Even the locals themselves apparently hampered DVI work, as there were communities resisting the establishment of collection centers in their localities. In some cases, the government even had to buy the land where the dead bodies were being laid out.
Another pressing concern: there appears to be only one public morgue in the country--Camp Crame in Quezon City. For now, most dead go directly to private morgues, which unduly disenfranchises the poor. Ideally, each LGU would have a public morgue to address their multiple needs.
A need for systemic revamp
In the face of ever-erratic weather patterns, it is critical that the country’s disaster management system cover all facets of relief and rehabilitation. Not even the dead should be left out.
“The problem with AO 18 is that it’s too generic,” says Dr. Feliciano of DOH. “There should instead be a national policy for the management of the dead and missing. This should not only have elaborate guidelines, but also indicate flexibility, depending on the disaster at hand. Accuracy and practicality should both be considered.”
In addition, Dr. Feliciano also proposes that the national policy should mandate a corps of professionals who will always be available for disaster response since, in large disasters like Yolanda, an entire region was affected and many local health officers were unable to respond.
“The national policy would also ensure a sufficient budget for a more systematic management of the dead and missing,” he added.
Legal initiatives
To date, several lawmakers have sought to address the need for a stronger DVI policy in the country.
In the fifteenth Congress, Senator Aquilino Pimentel III filed Senate Bill 3368, which sought to amend the Local Government Code and mandate all local health officers to undergo training in the identification of dead bodies during and after disasters. In early 2002, a Mandatory Autopsy Bill was also filed requiring all law enforcement agencies to conduct autopsies on persons who had died of “violent and questionable deaths.” These bills have yet to be passed into law.
Inadequacy of training
Until the University of Baguio had opened a forensic science program in 2012, there had been no educational institution in the Philippines offering a degree in Forensic Science. Dr. Fortun herself received training at the King County Medical Examiner’s Office in Washington.
Two bills in the current Congress—Senate bill 700 and House bill 1105—seek to address this by establishing a Forensic Science Institute in the University of the Philippines system. If established, this would be a milestone in our country’s disaster-ridden history.

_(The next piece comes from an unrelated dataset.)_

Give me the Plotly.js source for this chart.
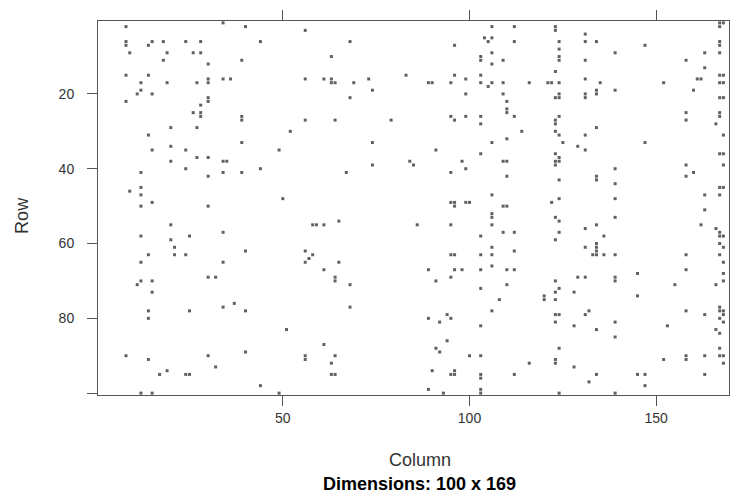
<!DOCTYPE html>
<html>
<head>
<meta charset="utf-8">
<script src="https://cdn.plot.ly/plotly-3.0.1.min.js"></script>
<style>html,body{margin:0;padding:0;background:#fff;}#chart{width:730px;height:496px;}</style>
</head>
<body>
<div id="chart"></div>
<script>
// Non-zero cells of the 100 x 169 sparse matrix, as [row, column]
const cellsA = [[2,8],[1,34],[2,40],[6,8],[7,8],[6,15],[7,14],[6,18],[6,24],[6,28],[9,9],[9,19],[9,26],[9,28],[11,18],[11,39],[12,30],[15,8],[15,14],[16,30],[17,30],[16,34],[16,36],[17,12],[17,19],[17,27],[19,12],[20,11],[20,15],[21,30],[22,30],[22,8],[23,28],[25,26],[25,28],[26,28],[26,39],[27,39],[29,20],[29,27],[31,14],[33,39],[34,20],[35,15],[35,24],[38,20],[37,27],[37,30],[38,34],[38,35],[40,24],[41,12],[41,34],[41,39],[42,30],[46,9],[45,12],[47,12],[49,15],[50,12],[50,30]];
const cellsB = [[55,20],[58,12],[59,20],[58,25],[57,34],[61,21],[63,14],[63,21],[63,24],[62,40],[65,12],[65,34],[69,30],[69,32],[70,12],[71,11],[70,15],[73,15],[78,14],[80,14],[78,25],[77,34],[76,37],[78,40],[90,8],[91,14],[90,30],[89,40],[93,32],[95,17],[94,19],[95,24],[95,25],[100,12],[100,15]];
const cellsC = [[3,56],[6,44],[6,68],[10,63],[16,56],[16,61],[16,63],[17,63],[17,64],[17,69],[16,73],[15,83],[19,74],[21,68],[27,56],[27,64],[27,79],[30,52],[33,74],[35,49],[40,44],[41,67],[39,74],[38,84],[39,85],[48,50]];
const cellsD = [[54,65],[55,58],[55,59],[55,61],[62,56],[63,58],[64,57],[65,56],[65,65],[67,61],[69,64],[70,64],[71,68],[77,68],[83,51],[87,61],[90,56],[91,56],[90,64],[92,63],[95,63],[95,64],[98,44],[100,49]];
const cellsE = [[2,106],[2,112],[2,123],[3,123],[5,104],[6,105],[5,106],[6,112],[6,124],[7,96],[8,124],[9,106],[10,103],[11,103],[10,124],[11,124],[11,109],[12,106],[14,123],[15,96],[15,103],[16,99],[17,89],[17,90],[17,95],[17,103],[18,105],[17,106],[17,109],[17,116],[17,121],[17,122],[17,124],[20,99],[20,109],[20,124],[21,123],[21,124],[22,110],[24,110],[25,110],[26,95],[27,96],[26,99],[26,103],[26,112],[28,103],[26,124],[27,123],[28,123],[30,114],[30,123],[31,124],[33,106],[32,110],[33,125],[35,91],[36,103],[38,98],[38,109],[38,110],[36,123],[37,124],[38,123],[38,124],[39,123],[41,95],[40,99],[42,110],[43,124],[47,106],[49,95],[49,96],[50,96],[49,99],[49,100],[50,109],[50,110],[48,124],[49,122]];
const cellsF = [[52,106],[53,106],[53,123],[54,124],[55,86],[55,95],[55,106],[58,103],[57,109],[57,112],[57,124],[59,123],[61,106],[63,95],[63,96],[63,103],[63,106],[62,112],[66,106],[67,89],[67,96],[67,98],[67,103],[67,110],[67,112],[70,91],[69,95],[72,103],[71,110],[75,108],[74,120],[75,120],[70,123],[72,124],[73,123],[75,123],[78,106],[80,89],[81,92],[79,94],[80,95],[82,103],[79,123],[79,124],[81,123],[86,94],[88,91],[89,92],[90,100],[90,103],[88,124],[91,123],[92,123],[92,116],[94,90],[94,96],[95,95],[95,96],[95,103],[96,103],[95,112],[99,89],[100,93],[99,103],[100,103],[100,124]];
const cellsG = [[1,167],[1,168],[2,167],[4,131],[6,131],[6,134],[7,147],[6,167],[7,167],[9,139],[9,163],[9,167],[11,131],[11,158],[13,163],[16,131],[17,135],[17,152],[16,161],[16,162],[15,167],[15,168],[17,167],[17,168],[20,131],[21,131],[19,134],[20,134],[19,139],[19,160],[21,167],[21,168],[25,158],[27,158],[25,167],[26,167],[28,166],[29,134],[31,131],[31,168],[33,147],[34,129],[35,131],[36,167],[36,168],[39,158],[39,168],[41,160],[42,158],[42,134],[43,134],[40,139],[44,139],[45,167],[45,168],[47,163],[47,167],[48,139]];
const cellsH = [[51,163],[53,139],[56,131],[55,134],[55,162],[58,136],[56,166],[57,167],[58,167],[58,168],[61,131],[60,134],[61,134],[62,134],[63,134],[63,133],[63,136],[63,139],[63,158],[60,167],[61,168],[63,167],[65,168],[67,158],[69,129],[69,131],[69,139],[70,139],[68,145],[71,155],[71,166],[68,168],[70,168],[73,128],[74,145],[79,131],[78,132],[78,158],[79,163],[77,167],[78,167],[78,168],[79,168],[80,167],[81,168],[82,128],[83,134],[81,139],[85,139],[82,153],[83,166],[84,167],[88,167],[91,152],[90,158],[91,158],[90,163],[90,167],[90,168],[92,168],[93,128],[95,134],[97,132],[95,145],[95,147],[98,147],[95,163],[100,139]];

const nRows = 100, nCols = 169;
const xTickVals = [50, 100, 150];
const xTickText = ['50', '100', '150'];
const yTickVals = [20, 40, 60, 80, 100];
const yTickText = ['20', '40', '60', '80', ''];

const cells = [].concat(cellsA, cellsB, cellsC, cellsD, cellsE, cellsF, cellsG, cellsH);
const trace = {
  type: 'scatter', mode: 'markers',
  x: cells.map(c => c[1]),
  y: cells.map(c => c[0]),
  marker: {symbol: 'square', size: 3, color: '#606060', line: {width: 0}},
  hoverinfo: 'x+y', showlegend: false, cliponaxis: false
};
const fam = 'Liberation Sans, Arial, sans-serif';
const axisCommon = {
  showgrid: false, zeroline: false, showline: true, linecolor: '#555', linewidth: 1,
  mirror: 'ticks', ticks: 'outside', ticklen: 10, tickwidth: 1, tickcolor: '#555',
  tickfont: {family: fam, size: 14, color: '#333'}
};
const layout = {
  width: 730, height: 496,
  margin: {l: 98, r: 1, t: 21, b: 101, pad: 0},
  paper_bgcolor: '#fff', plot_bgcolor: '#fff',
  xaxis: Object.assign({}, axisCommon, {range: [0.5, nCols + 0.5], tickmode: 'array', tickvals: xTickVals, ticktext: xTickText}),
  yaxis: Object.assign({}, axisCommon, {range: [nRows + 0.5, 0.5], tickmode: 'array', tickvals: yTickVals, ticktext: yTickText, ticklabelstandoff: 10}),
  annotations: [
    {text: 'Column', xref: 'paper', yref: 'paper', x: 0.51, y: -0.174, showarrow: false,
     font: {family: fam, size: 18, color: '#333'}, xanchor: 'center', yanchor: 'middle'},
    {text: '<b>Dimensions: 100 x 169</b>', xref: 'paper', yref: 'paper', x: 0.51, y: -0.238, showarrow: false,
     font: {family: fam, size: 18, color: '#000'}, xanchor: 'center', yanchor: 'middle'},
    {text: 'Row', xref: 'paper', yref: 'paper', x: -0.1204, y: 0.479, showarrow: false, textangle: -90,
     font: {family: fam, size: 18, color: '#333'}, xanchor: 'center', yanchor: 'middle'}
  ]
};
Plotly.newPlot('chart', [trace], layout, {staticPlot: true, displayModeBar: false});
</script>
</body>
</html>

In the long run, Dr. Fortun says, proper management of the dead can only be beneficial to the living. It is surely time for the government to widen the scope of its disaster preparedness, and conduct a systemic overhaul that takes these many complex issues into account. Rehabilitation should not end with helping the survivors; it must include the dead. — KBK/HS, GMA News
Assistant Secretary Lila Ramos Shahani is Head of Communications of the Human Development and Poverty Reduction Cabinet Cluster, which covers 26 government agencies tasked with poverty and development. She was assisted on this piece by Ralph Angelo Ty, Eugene Tecson and Lawrence Joy dela Fuente. She would also like to thank the Department of Health for all the photos.